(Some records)
• • • • • • •
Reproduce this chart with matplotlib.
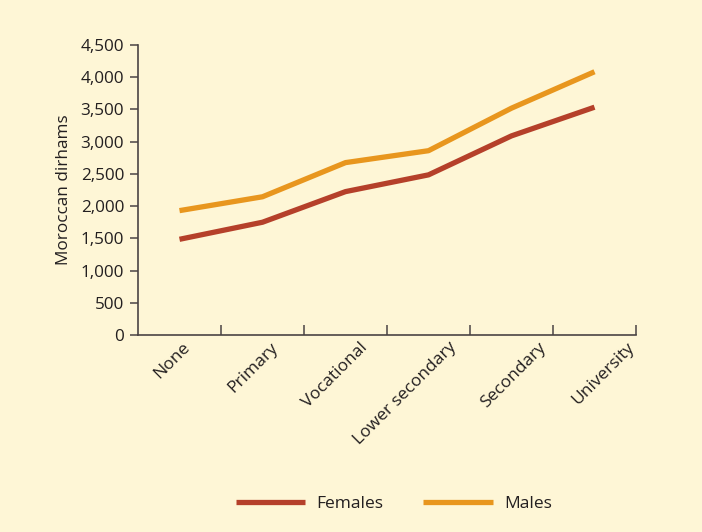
import matplotlib
matplotlib.use("Agg")
import matplotlib.pyplot as plt
import matplotlib.transforms as mtransforms

categories = ["None", "Primary", "Vocational", "Lower secondary", "Secondary", "University"]
females = [1485, 1750, 2225, 2485, 3090, 3535]
males = [1930, 2145, 2675, 2860, 3520, 4085]
y_ticks = [0, 500, 1000, 1500, 2000, 2500, 3000, 3500, 4000, 4500]

BG = "#FEF6D6"
RED = "#B5402A"
ORANGE = "#E8961E"
INK = "#231F20"
AXIS = "#4A4444"

plt.rcParams['font.family'] = ['Open Sans', 'DejaVu Sans']

fig = plt.figure(figsize=(7.02, 5.32), dpi=100, facecolor=BG)
ax = fig.add_axes([0.1966, 0.3703, 0.7094, 0.5451], facecolor=BG)

x = [i + 0.5 for i in range(len(categories))]
ax.plot(x, females, color=RED, lw=3.8, label="Females", solid_capstyle="butt")
ax.plot(x, males, color=ORANGE, lw=3.8, label="Males", solid_capstyle="butt")

ax.set_xlim(0, len(categories))
ax.set_ylim(0, 4500)

ax.set_yticks(y_ticks)
ax.set_yticklabels([f"{v:,}" for v in y_ticks], fontsize=12.3, color=INK)
ax.tick_params(axis="y", direction="out", length=6, width=1.1, color=AXIS, pad=4)

ax.set_xticks(range(1, len(categories) + 1))
ax.set_xticklabels([])
ax.set_xticks(x, minor=True)
labels = ax.set_xticklabels(categories, minor=True, rotation=45, ha="right",
                            rotation_mode="anchor", fontsize=12.5, color=INK)
ax.tick_params(axis="x", which="major", direction="in", length=7, width=1.1, color=AXIS)
ax.tick_params(axis="x", which="minor", length=0, pad=3)

# labels in the original drift a bit to the right going along the axis
for i, lab in enumerate(labels):
    shift = mtransforms.ScaledTranslation((2 + 6 * i) / 100, 0, fig.dpi_scale_trans)
    lab.set_transform(lab.get_transform() + shift)

ax.set_ylabel("Moroccan dirhams", fontsize=12.3, color=INK, labelpad=6)

for side in ["top", "right"]:
    ax.spines[side].set_visible(False)
for side in ["left", "bottom"]:
    ax.spines[side].set_color(AXIS)
    ax.spines[side].set_linewidth(1.2)

leg = fig.legend(loc="center", bbox_to_anchor=(0.561, 0.052), ncol=2, frameon=False,
                 fontsize=12.5, handlelength=4.0, handletextpad=0.65, columnspacing=2.3)
for t in leg.get_texts():
    t.set_color(INK)

fig.savefig("out.png", dpi=100, facecolor=BG)
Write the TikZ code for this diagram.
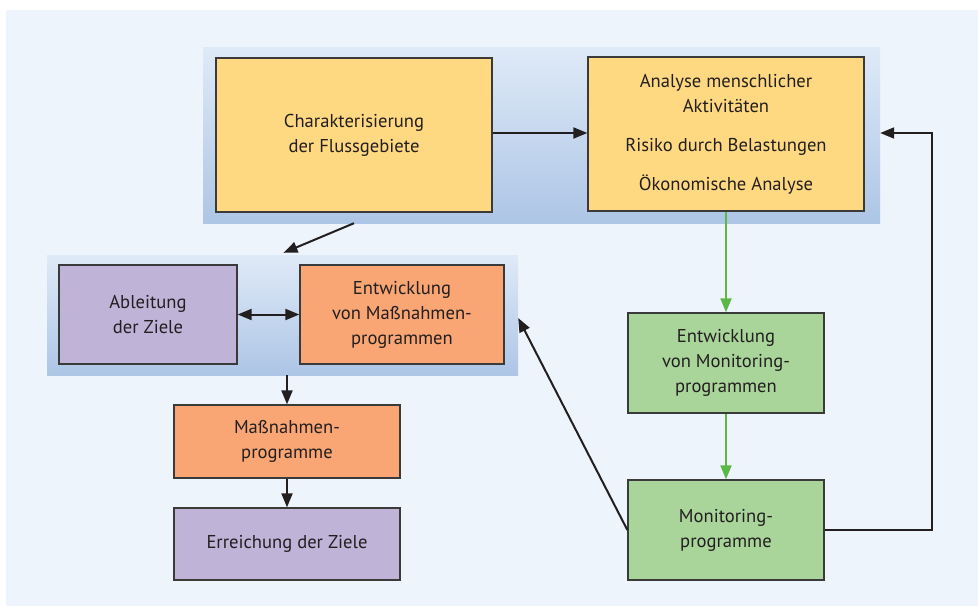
• • • • • • •
- WHAT IS REQUIRED
Set down the records above word for word, from the first line through the line containing "import matplotlib.transforms as mtransforms", both included; leave out the pictures.

- SOLUTION FOR THIS EXERCISE
Reproduce this chart with matplotlib.
import matplotlib
matplotlib.use("Agg")
import matplotlib.pyplot as plt
import matplotlib.transforms as mtransforms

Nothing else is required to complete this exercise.